Young winemakers flourish in age-old industry, drivers of change
In a world dominated by the older generation, young winemakers are striving to prove they are the future of an industry steeped in tradition.
Lauren Swift, head winemaker at Ash Ridge Winery, near Hastings, says while she has a lot of respect for those who have been in the world of wine for many years, it is necessary to think ahead.
"Young winemakers are the future of our wine industry.
"[But] I do not think you can re-invent the wheel, so there is merit in looking back on the old world history to look forward for New Zealand."
The 28-year-old grew up in Marlborough, which is where her interest in wine began.
She quickly moved to Hawke's Bay to begin her winemaking studies and, from there, landed a job at Ash Ridge Winery.
After only a few months, Swift was made head winemaker, and has been leading the charge for the past five years.
"I was thinking I have no idea what I'm going to be doing and I don't know if I know how to do all these things.
"I used to worry about others and what they may have been thinking, but now I feel I am doing a pretty good job."
A lot of winemakers did not speak to her when she first arrived on the scene, she said.
"I've been here for nearly five years now and people are just starting to acknowledge me and go, 'Ok, well, she's obviously going to stay here in the industry for a while, so maybe we should be nice and get to know her.'
"Hawke's Bay is very traditional, so they are not too into change."

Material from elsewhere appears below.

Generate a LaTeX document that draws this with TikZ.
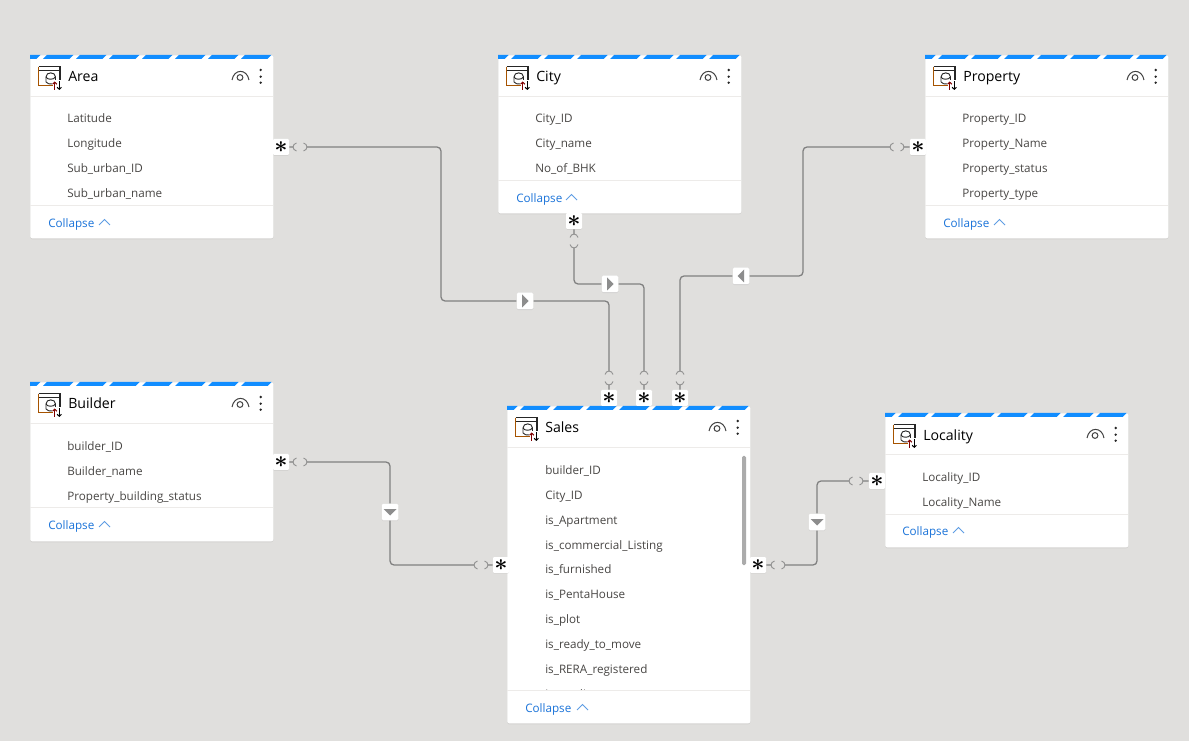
\documentclass[tikz,border=0pt]{standalone}
\usepackage{fontspec}
\setmainfont{Open Sans}
\usepackage{xcolor}
\usetikzlibrary{shadows,arrows.meta}
\definecolor{canvasgray}{HTML}{E0DFDD}
\definecolor{stripeblue}{HTML}{118DFF}
\definecolor{rulegray}{HTML}{EDEBE9}
\definecolor{fieldgray}{HTML}{484644}
\definecolor{linegray}{HTML}{808080}
\definecolor{linkblue}{HTML}{1A73D9}
\tikzset{
  tablecard/.style={anchor=north west, fill=white, rounded corners=1.5pt, minimum width=243*0.75pt, inner sep=0pt, drop shadow={opacity=.12, shadow xshift=0pt, shadow yshift=-.8pt}},
  titletext/.style={anchor=west, inner sep=0pt, text height=10pt, text depth=1.7pt, font=\fontsize{10.6pt}{12pt}\selectfont, text=black},
  fieldtext/.style={anchor=west, inner sep=0pt, text height=8.5pt, text depth=1.4pt, font=\fontsize{8.75pt}{10pt}\selectfont, text=fieldgray},
  collapsetext/.style={anchor=west, inner sep=0pt, text height=8.5pt, text depth=1.4pt, font=\fontsize{8.75pt}{10pt}\selectfont, text=linkblue},
  starbox/.style={fill=white, rounded corners=.8pt, minimum size=16*0.75pt, inner sep=0pt, font=\fontsize{17pt}{17pt}\selectfont\boldmath, drop shadow={opacity=.12, shadow xshift=0pt, shadow yshift=-.6pt}},
  flagbox/.style={fill=white, rounded corners=1pt, minimum size=16.5*0.75pt, inner sep=0pt, drop shadow={opacity=.15, shadow xshift=0pt, shadow yshift=-.6pt}},
  relline/.style={draw=linegray, line width=.95pt, rounded corners=3pt},
  gapline/.style={draw=linegray!85, line width=.7pt},
  cardrule/.style={draw=rulegray, line width=.7pt},
  cardtop/.pic={
    \begin{scope}
      \clip (0,0) rectangle (243,4);
      \foreach \s in {-20,13,...,244}
        \fill[stripeblue] (\s+4,0) -- (\s+30.5,0) -- (\s+26.5,4) -- (\s,4) -- cycle;
    \end{scope}
    % table icon
    \draw[draw=black!85, line width=.8pt] (8.5,11.7) -- (30,11.7) -- (30,30.7);
    \draw[draw=black!85, line width=.7pt] (8.5,15) -- (30,15);
    \draw[draw=orange!65!black, line width=.8pt] (8.5,11.7) -- (8.5,30.7) -- (30,30.7);
    \draw[draw=black!85, line width=.7pt] (16,27) -- (16,22) .. controls (16,16.5) and (25.5,16.5) .. (25.5,22) -- (25.5,25);
    \draw[draw=black!85, line width=.7pt] (16,22) .. controls (17,25) and (24,25) .. (25.5,22);
    \draw[draw=black!85, line width=.7pt] (16,27) .. controls (17,29) and (20,29) .. (22,29);
    \fill[white] (22.5,25.5) rectangle (33,37);
    \draw[draw=red!50!black, line width=.75pt, -{Straight Barb[length=1.5pt,width=3.2pt]}] (24.7,35) -- (24.7,26.5);
    \draw[draw=black, line width=.75pt, -{Straight Barb[length=1.5pt,width=3.2pt]}] (29.3,26.5) -- (29.3,35);
    % eye and menu dots
    \draw[draw=black!75, line width=.75pt] (202,25) .. controls (204,13.5) and (217,13.5) .. (219,25);
    \draw[draw=black!75, line width=.75pt] (210,22.5) circle (2.9);
    \foreach \d in {15,21.7,27.7} \fill[black!85] (230.7,\d) circle (1.3);
  },
  chevron/.pic={
    \draw[draw=linkblue!70, line width=.65pt] (0,3) -- (5.5,-2.5) -- (11,3);
  },
  hgap/.pic={
    \fill[canvasgray] (-7,-2) rectangle (7,2);
    \draw[gapline] (-3.5,-4) .. controls (-8,-3) and (-8,3) .. (-3.5,4);
    \draw[gapline] (3.5,-4) .. controls (8,-3) and (8,3) .. (3.5,4);
  },
  flagtip/.pic={
    \fill[linegray!90] (-3,-6.5) -- (3.5,0) -- (-3,6.5) -- cycle;
  }
}
\begin{document}
\begin{tikzpicture}[x=0.75pt, y=-0.75pt]
  \fill[canvasgray] (0,0) rectangle (1189,741);
  \useasboundingbox (0,0) rectangle (1189,741);

  % Area
  \node[tablecard, minimum height=183*0.75pt] (area) at (30,55) {};
  \pic at (area.north west) {cardtop};
  \node[titletext] (areatitle) at (68,76) {Area};
  \draw[cardrule] (30,96) -- (273,96);
  \node[fieldtext] (arealat) at (67,118) {Latitude};
  \node[fieldtext] (arealong) at (67,143) {Longitude};
  \node[fieldtext] (areasubid) at (67,168) {Sub\_urban\_ID};
  \node[fieldtext] (areasubname) at (67,192.5) {Sub\_urban\_name};
  \draw[cardrule] (30,205) -- (273,205);
  \node[collapsetext] (areacollapse) at (48,222.5) {Collapse};
  \pic at (99,222) {chevron};

  % City
  \node[tablecard, minimum height=158*0.75pt] (city) at (498,55) {};
  \pic at (city.north west) {cardtop};
  \node[titletext] (citytitle) at (536,76) {City};
  \draw[cardrule] (498,96) -- (741,96);
  \node[fieldtext] (cityid) at (535,118) {City\_ID};
  \node[fieldtext] (cityname) at (535,143) {City\_name};
  \node[fieldtext] (citybhk) at (535,168) {No\_of\_BHK};
  \draw[cardrule] (498,180) -- (741,180);
  \node[collapsetext] (citycollapse) at (516,197.5) {Collapse};
  \pic at (566,197) {chevron};

  % Property
  \node[tablecard, minimum height=183*0.75pt] (property) at (925,55) {};
  \pic at (property.north west) {cardtop};
  \node[titletext] (propertytitle) at (963,76) {Property};
  \draw[cardrule] (925,96) -- (1168,96);
  \node[fieldtext] (propertyid) at (962,118) {Property\_ID};
  \node[fieldtext] (propertyname) at (962,143) {Property\_Name};
  \node[fieldtext] (propertystatus) at (962,168) {Property\_status};
  \node[fieldtext] (propertytype) at (962,192.5) {Property\_type};
  \draw[cardrule] (925,205) -- (1168,205);
  \node[collapsetext] (propertycollapse) at (943,222.5) {Collapse};
  \pic at (994,222) {chevron};

  % Builder
  \node[tablecard, minimum height=159*0.75pt] (builder) at (30,382) {};
  \pic at (builder.north west) {cardtop};
  \node[titletext] (buildertitle) at (68,403) {Builder};
  \draw[cardrule] (30,423) -- (273,423);
  \node[fieldtext] (builderid) at (67,445.5) {builder\_ID};
  \node[fieldtext] (buildername) at (67,470.5) {Builder\_name};
  \node[fieldtext] (builderstatus) at (67,495.5) {Property\_building\_status};
  \draw[cardrule] (30,507) -- (273,507);
  \node[collapsetext] (buildercollapse) at (48,524.5) {Collapse};
  \pic at (99,524) {chevron};

  % Sales
  \node[tablecard, minimum height=317*0.75pt] (sales) at (507,406) {};
  \pic at (sales.north west) {cardtop};
  \node[titletext] (salestitle) at (545,427) {Sales};
  \draw[cardrule] (507,447) -- (750,447);
  \node[fieldtext] (salesbuilder) at (545,469.5) {builder\_ID};
  \node[fieldtext] (salescity) at (545,494.5) {City\_ID};
  \node[fieldtext] (salesapt) at (545,519.5) {is\_Apartment};
  \node[fieldtext] (salescomm) at (545,544.5) {is\_commercial\_Listing};
  \node[fieldtext] (salesfurn) at (545,568.5) {is\_furnished};
  \node[fieldtext] (salespenta) at (545,593.5) {is\_PentaHouse};
  \node[fieldtext] (salesplot) at (545,618.5) {is\_plot};
  \node[fieldtext] (salesready) at (545,643.5) {is\_ready\_to\_move};
  \node[fieldtext] (salesrera) at (545,668.5) {is\_RERA\_registered};
  \begin{scope}
    \clip (507,680) rectangle (750,690);
    \node[fieldtext] (salesstudio) at (545,693.5) {is\_studio};
  \end{scope}
  \draw[cardrule] (507,690) -- (750,690);
  \fill[black!33, rounded corners=1pt] (742,456) rectangle (746,565);
  \node[collapsetext] (salescollapse) at (525,707.5) {Collapse};
  \pic at (577,707) {chevron};

  % Locality
  \node[tablecard, minimum height=134*0.75pt] (locality) at (885,413) {};
  \pic at (locality.north west) {cardtop};
  \node[titletext] (localitytitle) at (923,435) {Locality};
  \draw[cardrule] (885,454) -- (1128,454);
  \node[fieldtext] (localityid) at (922,476.5) {Locality\_ID};
  \node[fieldtext] (localityname) at (922,501.5) {Locality\_Name};
  \draw[cardrule] (885,514) -- (1128,514);
  \node[collapsetext] (localitycollapse) at (902,530.5) {Collapse};
  \pic at (953,530) {chevron};

  % many ends
  \node[starbox] (areastar) at (281,147) {$\ast$};
  \node[starbox] (citystar) at (574,221) {$\ast$};
  \node[starbox] (propertystar) at (918,147) {$\ast$};
  \node[starbox] (builderstar) at (281,462) {$\ast$};
  \node[starbox] (salesstarA) at (609,398) {$\ast$};
  \node[starbox] (salesstarB) at (644,398) {$\ast$};
  \node[starbox] (salesstarC) at (680,398) {$\ast$};
  \node[starbox] (salesstarD) at (501,565) {$\ast$};
  \node[starbox] (salesstarE) at (758,565) {$\ast$};
  \node[starbox] (localitystar) at (877,481) {$\ast$};

  % filter direction boxes
  \node[flagbox] (areaflag) at (525,301) {};
  \node[flagbox] (cityflag) at (610,284) {};
  \node[flagbox] (propertyflag) at (741,276) {};
  \node[flagbox] (builderflag) at (390,512) {};
  \node[flagbox] (localityflag) at (817,522) {};
  \pic at (areaflag) {flagtip};
  \pic at (cityflag) {flagtip};
  \pic[xscale=-1] at (propertyflag) {flagtip};
  \pic[rotate=-90] at (builderflag) {flagtip};
  \pic[rotate=-90] at (localityflag) {flagtip};

  \coordinate (areabend) at (441,301);
  \coordinate (propertybend) at (803,276);

  \draw[relline] (areastar) -| (areabend) -- (areaflag);
  \draw[relline] (areaflag) -| (salesstarA);
  \draw[relline] (citystar) |- (cityflag);
  \draw[relline] (cityflag) -| (salesstarB);
  \draw[relline] (propertystar) -| (propertybend) -- (propertyflag);
  \draw[relline] (propertyflag) -| (salesstarC);
  \draw[relline] (builderstar) -| (builderflag);
  \draw[relline] (builderflag) |- (salesstarD);
  \draw[relline] (salesstarE) -| (localityflag);
  \draw[relline] (localityflag) |- (localitystar);

  \pic at (300,147) {hgap};
  \pic at (897,147) {hgap};
  \pic at (300,462) {hgap};
  \pic at (481,565) {hgap};
  \pic at (778,565) {hgap};
  \pic at (856,481) {hgap};
  \pic[rotate=90] at (574,241) {hgap};
  \pic[rotate=90] at (609,378) {hgap};
  \pic[rotate=90] at (644,378) {hgap};
  \pic[rotate=90] at (680,378) {hgap};
\end{tikzpicture}
\end{document}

Swift was part of a growing number of young, successful winemakers who were pushing boundaries and "thinking about things in their own way and doing things in a unique way", she said.
"The wine industry is a forever changing beast."
The younger generations also helped break down barriers between winemakers and viticulturists, who would often argue over where the wine was made, she said.
"I think we could definitely be the face of the new age of wine coming through."
Jordan Hogg, 31, who is the assistant winemaker at Seresin Estate in Marlborough, said there was a "second wave" of winemakers coming through to build on what the "old guard winemakers" established.
"They established wines like Marlborough sauvignon blanc, Hawke's Bay syrah, Central Otago pinot [noir], so it's our job – with the evolution of the industry – to continue pushing those boundaries.
"I'm very appreciative of all the winemakers I have worked with over the years...You pick up little bits and pieces along the way, and then you develop and put your own spin on things so you can have your own winemaking ideas, and not just follow what has been, but keep pushing forward and experimenting."
Hogg was named Young Winemaker of the Year last year, while Swift was given the inaugural title in 2015.
Swift said the competition was important for young winemakers as it shone light on talent which otherwise may not have been expressed.
It also gave young winemakers a chance to take control of their own brand and profile, she said.
"Because, otherwise, what are you? The best kept secret?"
This year's national competition is being be held in Auckland on September 20, where two winners from the North Island competition (being held in Hawkes Bay on August 18), and two from the South Island competition (being held in Marlborough on August 25), will compete for the title.